MATERIAL PROVIDED
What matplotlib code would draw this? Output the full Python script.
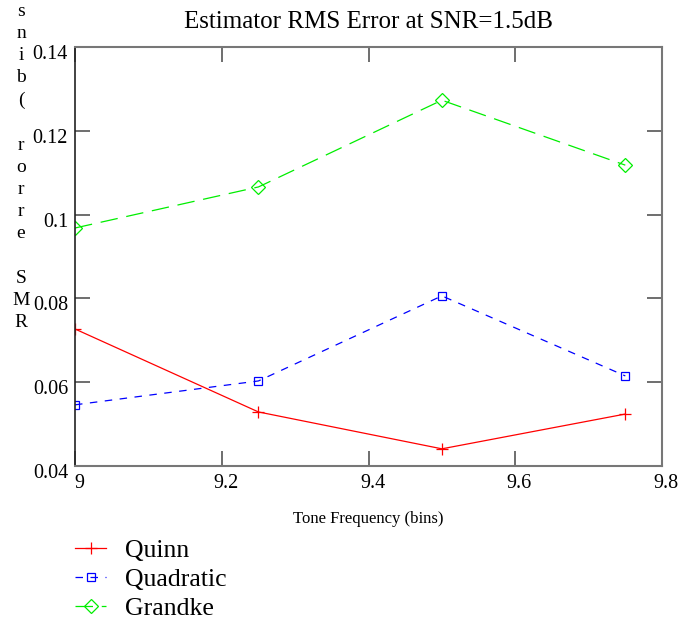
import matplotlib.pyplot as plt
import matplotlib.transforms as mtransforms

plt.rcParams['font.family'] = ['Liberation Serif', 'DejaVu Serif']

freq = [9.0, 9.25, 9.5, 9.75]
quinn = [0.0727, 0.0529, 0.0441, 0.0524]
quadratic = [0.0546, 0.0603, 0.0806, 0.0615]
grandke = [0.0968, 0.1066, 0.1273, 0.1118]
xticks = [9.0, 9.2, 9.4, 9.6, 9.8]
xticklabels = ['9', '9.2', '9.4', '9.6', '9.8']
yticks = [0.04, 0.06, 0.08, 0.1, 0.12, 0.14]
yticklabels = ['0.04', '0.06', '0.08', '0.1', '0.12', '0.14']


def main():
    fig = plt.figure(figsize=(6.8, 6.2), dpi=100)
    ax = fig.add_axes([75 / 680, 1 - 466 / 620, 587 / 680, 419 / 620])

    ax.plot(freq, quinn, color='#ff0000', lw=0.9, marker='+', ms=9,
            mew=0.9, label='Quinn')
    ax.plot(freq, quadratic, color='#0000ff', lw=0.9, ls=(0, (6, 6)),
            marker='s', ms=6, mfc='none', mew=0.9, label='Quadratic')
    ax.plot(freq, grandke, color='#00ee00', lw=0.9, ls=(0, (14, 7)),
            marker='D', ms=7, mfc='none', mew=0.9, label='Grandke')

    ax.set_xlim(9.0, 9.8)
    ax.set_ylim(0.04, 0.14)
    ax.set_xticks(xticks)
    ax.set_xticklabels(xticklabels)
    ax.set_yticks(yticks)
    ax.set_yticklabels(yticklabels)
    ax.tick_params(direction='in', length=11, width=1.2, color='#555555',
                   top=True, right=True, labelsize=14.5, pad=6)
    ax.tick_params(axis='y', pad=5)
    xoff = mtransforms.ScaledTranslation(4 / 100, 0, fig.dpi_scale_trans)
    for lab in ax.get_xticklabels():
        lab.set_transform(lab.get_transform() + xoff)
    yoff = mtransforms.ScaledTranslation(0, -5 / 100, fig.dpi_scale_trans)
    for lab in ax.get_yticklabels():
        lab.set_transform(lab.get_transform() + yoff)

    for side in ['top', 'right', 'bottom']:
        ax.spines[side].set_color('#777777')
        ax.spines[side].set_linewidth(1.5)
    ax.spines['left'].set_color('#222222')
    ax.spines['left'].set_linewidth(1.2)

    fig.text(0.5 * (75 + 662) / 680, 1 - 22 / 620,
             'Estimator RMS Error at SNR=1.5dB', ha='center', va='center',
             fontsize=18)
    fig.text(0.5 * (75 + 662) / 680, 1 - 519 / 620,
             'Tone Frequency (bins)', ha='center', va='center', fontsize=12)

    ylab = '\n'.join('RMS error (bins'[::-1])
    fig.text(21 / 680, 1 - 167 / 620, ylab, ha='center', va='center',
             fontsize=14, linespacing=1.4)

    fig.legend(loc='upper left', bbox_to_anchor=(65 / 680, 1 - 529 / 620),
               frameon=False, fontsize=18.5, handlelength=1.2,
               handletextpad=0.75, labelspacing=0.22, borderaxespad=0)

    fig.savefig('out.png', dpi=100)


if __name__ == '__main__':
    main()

YOUR OBJECTIVE
Where does the word "matplotlib" appear in the listing? List each line that holds it.

OUTPUT OF THE TASK
What matplotlib code would draw this? Output the full Python script.
import matplotlib.pyplot as plt
import matplotlib.transforms as mtransforms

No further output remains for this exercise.